REPUBLIKA.CO.ID, JAKARTA -- Pro dan kontra mengenai kebijakan revisi PP 109/2012 tentang Pengamanan Bahan yang mengandung Zat Adiktif Berupa Produk Tembakau Bagi Kesehatan semakin bergulir. Pihak pro revisi lantang menyerukan perubahan revisi PP 109 agar segera dijalankan untuk mengoptimalkan pengendalian tembakau. Sedangkan pihak kontra tegas menolak revisi karena dinilai memberikan dampak signifikan bagi keberlanjutan industri hasil tembakau (IHT) yang telah memberikan kontribusi besar bagi negara.
Terlepas dari pro dan kontra tersebut, keputusan merevisi aturan rokok dinilai sejumlah pihak kurang tepat. Dari satu sisi, perang melawan Covid-19 belum usai. Bahkan tidak main-main, untuk memutus penyebaran varian baru, baru-baru ini pemerintah melakukan langkah taktis dengan memberlakukan pemberlakuan pembatasan kegiatan masyarakat (PPKM) darurat mulai 3-20 Juli 2021. Ekonomi Indonesia diprediksi melambat, dunia usaha menjadi tidak stabil dan kebijakan pemerintah yang dinilai kurang berpihak pada kalangan akar rumput.

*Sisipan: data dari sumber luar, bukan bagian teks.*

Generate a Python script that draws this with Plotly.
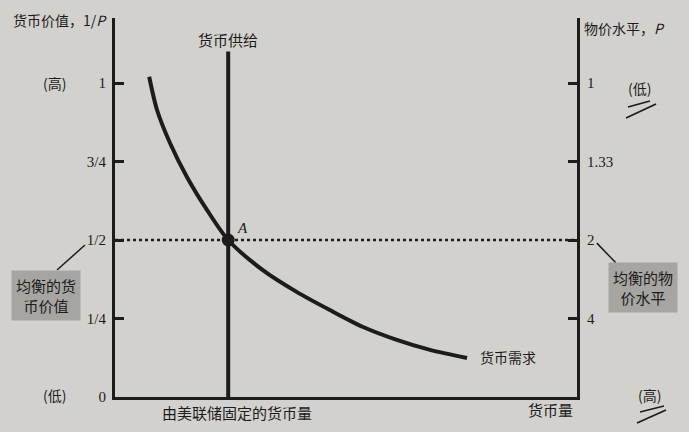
import plotly.graph_objects as go

# ---- data ----
demand_q = [7.4, 9.1, 11.9, 15.6, 19.9, 24.5, 32.0, 39.4, 46.5, 53.7, 61.0, 68.2, 76.2]
demand_v = [1.02, 0.914, 0.809, 0.70, 0.596, 0.5, 0.404, 0.334, 0.277, 0.223, 0.182, 0.150, 0.124]
supply_q = 24.5
supply_top = 1.10
eq_value = 0.5
left_tickvals = [0, 0.25, 0.5, 0.75, 1]
left_ticktext = ["0", "1/4", "1/2", "3/4", "1"]
right_tickvals = [0.25, 0.5, 0.75, 1]
right_ticktext = ["4", "2", "1.33", "1"]
x_range = [0, 100]
y_range = [0, 1.207]

BG = "#d3d1cd"
INK = "#1c1c1c"
CJK = "Noto Sans CJK SC"
SERIF = "Liberation Serif"

fig = go.Figure()

# dotted equilibrium line
fig.add_trace(go.Scatter(x=x_range, y=[eq_value, eq_value], mode="lines",
                         line=dict(color=INK, width=2.5, dash="dot"),
                         hoverinfo="skip", showlegend=False))
# money supply
fig.add_trace(go.Scatter(x=[supply_q, supply_q], y=[0, supply_top], mode="lines",
                         line=dict(color=INK, width=4), showlegend=False))
# money demand
fig.add_trace(go.Scatter(x=demand_q, y=demand_v, mode="lines",
                         line=dict(color=INK, width=4, shape="spline", smoothing=0.8),
                         showlegend=False))
# equilibrium point
fig.add_trace(go.Scatter(x=[supply_q], y=[eq_value], mode="markers",
                         marker=dict(color=INK, size=13), showlegend=False))
# dummy trace for the right axis
fig.add_trace(go.Scatter(x=[None], y=[None], yaxis="y2", showlegend=False))

ann = []
def txt(x, y, t, size=14, xa="center", ya="middle", font=CJK, ref="paper"):
    ann.append(dict(x=x, y=y, xref=ref, yref=ref, text=t, showarrow=False,
                    xanchor=xa, yanchor=ya, font=dict(family=font, size=size, color=INK)))

txt(-0.013, 0.995, "货币价值，1/<i>P</i>", xa="right")
txt(0.245, 0.942, "货币供给", size=15)
txt(1.011, 0.974, "物价水平，<i>P</i>", xa="left")
txt(-0.130, 0.828, "(高)")
txt(-0.130, 0.005, "(低)")
txt(1.136, 0.815, "(低)")
txt(1.158, 0.005, "(高)")
txt(0.264, -0.040, "由美联储固定的货币量", size=15)
txt(0.942, -0.034, "货币量", size=15)
txt(0.786, 0.105, "货币需求", xa="left")
txt(0.277, 0.446, "<i>A</i>", size=15, font=SERIF)

# boxed labels
ann.append(dict(x=-0.150, y=0.269, xref="paper", yref="paper", text="均衡的货<br>币价值",
                xanchor="center", yanchor="middle",
                showarrow=False, bgcolor="#a7a5a1", borderpad=4, align="center",
                font=dict(family=CJK, size=15, color=INK)))
ann.append(dict(x=1.143, y=0.288, xref="paper", yref="paper", text="均衡的物<br>价水平",
                xanchor="center", yanchor="middle",
                showarrow=False, bgcolor="#a7a5a1", borderpad=4, align="center",
                font=dict(family=CJK, size=15, color=INK)))

def pl(x0, y0, x1, y1, w=1.5):
    return dict(type="line", xref="paper", yref="paper", x0=x0, y0=y0, x1=x1, y1=y1,
                line=dict(color=INK, width=w))

shapes = [
    pl(-0.1255, 0.335, -0.065, 0.401),
    pl(1.043, 0.406, 1.084, 0.354),
    # pen marks
    pl((628 - 115) / 462, (397 - 107) / 379, (650 - 115) / 462, (397 - 101) / 379, 1.8),
    pl((626 - 115) / 462, (397 - 118) / 379, (656 - 115) / 462, (397 - 104) / 379, 1.8),
    pl((640 - 115) / 462, (397 - 412) / 379, (664 - 115) / 462, (397 - 406) / 379, 1.8),
    pl((637 - 115) / 462, (397 - 423) / 379, (666 - 115) / 462, (397 - 410) / 379, 1.8),
]

fig.update_layout(
    width=689, height=432,
    margin=dict(l=115, r=112, t=18, b=35),
    paper_bgcolor=BG, plot_bgcolor=BG,
    showlegend=False,
    annotations=ann, shapes=shapes,
    xaxis=dict(range=x_range, showgrid=False, zeroline=False, showticklabels=False,
               ticks="", showline=True, linecolor=INK, linewidth=3, fixedrange=True),
    yaxis=dict(range=y_range, showgrid=False, zeroline=False, showline=True,
               linecolor=INK, linewidth=3, ticks="inside", ticklen=9, tickwidth=2.5,
               tickcolor=INK, tickvals=left_tickvals, ticktext=left_ticktext,
               ticklabelstandoff=3,
               tickfont=dict(family=SERIF, size=15, color=INK)),
    yaxis2=dict(range=y_range, overlaying="y", side="right", showgrid=False,
                zeroline=False, showline=True, linecolor=INK, linewidth=3,
                ticks="inside", ticklen=9, tickwidth=2.5, tickcolor=INK,
                tickvals=right_tickvals, ticktext=right_ticktext,
                ticklabelstandoff=4,
                tickfont=dict(family=SERIF, size=15, color=INK)),
)

fig.write_html("out.html")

Menanggapi situasi ini Anggota Komisi IV DPR Mindo Sianipar menyatakan kebijakan ini tidak berpihak kepada petani. “Betul arahnya merugikan petani tembakau,” tegas Mindo dalam keterangan tulis, Jumat (16/7).
Menurutnya masa pandemi telah memperburuk ekonomi Indonesia, maka itu percepatan penanganannya harus menjadi prioritas utama. “Revisi PP 109 tidak urgen saat ini,” ucapnya.
Sementara itu, Bambang Purwanto anggota komisi IV DPR fraksi Demokrat berpendapat revisi PP 109 akan berdampak pada penghasilan masyarakat, sehingga berpotensi menjadi masalah baru bagi pemerintah. Dia juga menyoroti monitoring dan sosialisasi peraturan yang ada, sehingga dampaknya lebih maksimal.
“Harus disikapi dengan hati-hati, cermat dan cerdas. Saat ini kan belum ada pada masyarakat, harus masif dan komprehensif, kalau program yang dijalankan setengah-setengah maka tidak berpengaruh itu. Harusnya sosialisasi dari tingkat puskesmas ke tingkat dinas, itu harus digalakkan,” ucapnya.